The numbers and general condition of Greeks in Russia changed drastically with the Russian Revolution and the subsequent Civil War. Most of the Greeks were engaged in trade or other occupations that made them "class enemies" of the Bolshevik government. In addition, Greek forces participated in the Civil War against the Bolsheviks in 1919.
Appr. 50000 Greeks emigrated between 1919 and 1924. When diplomatic relations were established between the Soviet Union and Greece in 1924, the Soviets pressed Greece to repatriate more Greeks from Russia, although Greece already had more than 1,5 million refugees from Turkey to take care of. An agreement was reached, however, allowing Armenian refugees in Greece to settle in Soviet Armenia in exchange for some 70.000 Greeks repatriated from the Soviet union.
In the Stalin era, many Greeks were deported to remote parts of the Soviet union, and Greek Orthodox churches, Greek-language schools and other cultural institutions were closed.

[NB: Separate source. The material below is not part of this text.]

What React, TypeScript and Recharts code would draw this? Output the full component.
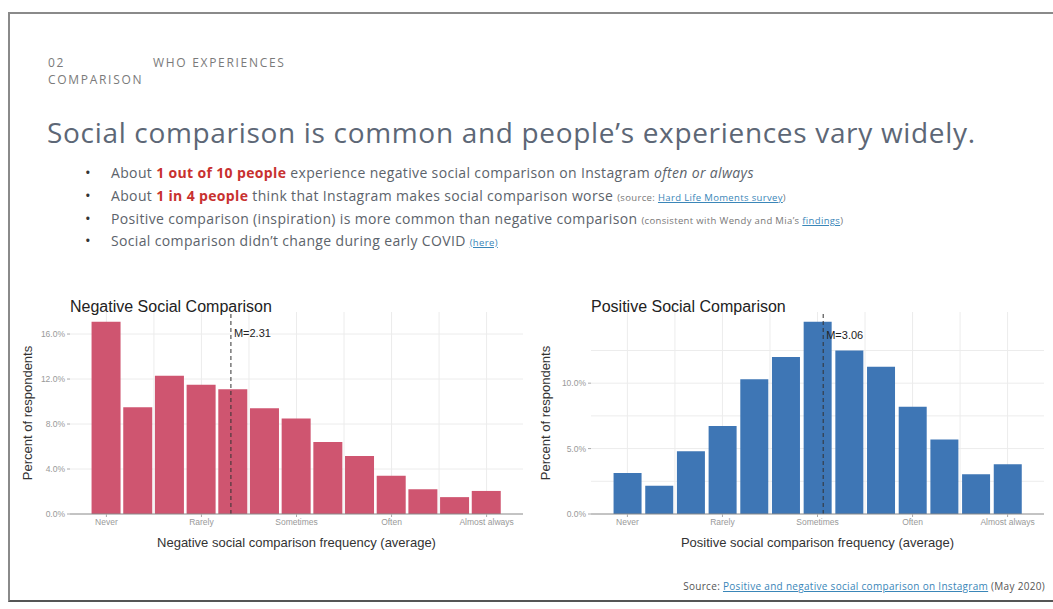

During World War II, the Greeks first suffered under Nazi occupation of the Black Sea area. Then in 1944, when Crimea was liberated in 1944, most of the Greeks of Crimea were exiled to Kazakhstan, along with the Crimean Tatars.
The last major immigration of Greeks to Russia and the Soviet Union began in 1950, as supporters of the Communists in the Greek civil war of 1949 became political refugees. Over 10.000 of them ended up in the Soviet Union.
After de-Stalinization under Khrushchov, Greeks were gradually allowed to return to their homes in the Black Sea region. Many have emigrated to Greece since 1956.